Lawmakers Urged to Preserve State Efforts on Climate Change
With some states adopting aggressive strategies for cutting greenhouse gas emissions, state officials are urging Congress to resist an anticipated industry push to pre-empt their efforts in any federal climate change legislation.
The issue surfaced in a Senate Environment and Public Works Committee climate hearing today, when New Jersey Gov. Jon Corzine (D), a former Senator, urged lawmakers to preserve states’ efforts to reduce greenhouse gas emissions.
“Federal legislation should facilitate the role of the states as policy innovators by explicitly preventing federal pre-emption of state programs that go beyond federal minimum requirements, as well as preventing pre-emption of state programs outside the scope of federal initiatives,” Corzine testified.
Corzine’s remarks echoed those of the National Governors Association, which met in Washington, D.C., this week. The group passed a climate-change resolution last year calling on the federal government “to recognize state-based activities, support their further development, and not preempt or dilute their effectiveness.”

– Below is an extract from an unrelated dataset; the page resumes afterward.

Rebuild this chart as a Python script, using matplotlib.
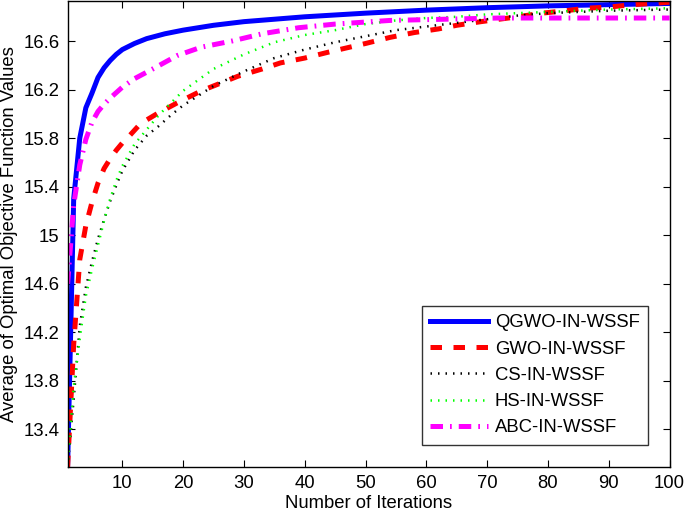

At least 29 states have taken steps to reduce greenhouse gas emissions in the absence of federal plans, according to Senate Environment Chairwoman Barbara Boxer (D-Calif.), whose state last year enacted a law to reduce greenhouse gas emissions to 1990 levels by 2020. That effort, touted as a possible national model, is the most aggressive state effort to address climate change.
States also have created regional alliances to facilitate carbon dioxide-emissions trading. Earlier this week, the Governors of Arizona, California, New Mexico, Oregon and Washington agreed to develop regional targets for reducing greenhouse gas emissions, blaming climate change for protracted droughts in their states.
The effort is based on a groundbreaking agreement brokered last year by Northeastern states called the Regional Greenhouse Gas Initiative. Seven states currently are participating in the plan, and additional states are expected to join soon.
Business groups prefer federal standards because they would be easier to comply with than multiple state rules. According to published accounts, officials with the National Association of Manufacturers announced last month that federal pre-emption of the burgeoning state programs will be among the group’s principles that must be addressed in a national climate-change regime. A NAM official did not respond to requests for comment.
And the Edison Electric Institute, which represents shareholder-owned electric utilities, said in a climate change paper last month it supports federal action or legislation to reduce greenhouse gas emissions that “provides certainty and a consistent national policy.”
The groups will likely find allies in Republican Senators like James Inhofe (Okla.) — who derides climate change as a hoax and has vowed to filibuster climate legislation. Inhofe at today’s hearing said state alliances such as RGGI represent “empty promises” that cause economic harm.
Sen. Larry Craig (R-Idaho) also expressed skepticism of the state efforts, which he said would hurt the economy while doing little to reduce overall global greenhouse gas levels.
But states who are moving on climate change likely will be aided by Democrats, who generally are more reluctant to pre-empt state regulatory efforts in federal legislation. For instance, California Sens. Boxer and Dianne Feinstein (D) last year urged President Bush to remove language in a federal fuel economy rule that would have preempted California efforts to regulate greenhouse gas emissions from automobiles.
California’s efforts to regulate carbon dioxide emissions from automobiles in the state are currently the subject of a lawsuit by the auto industry, which says the state’s regulations are pre-empted by federal law.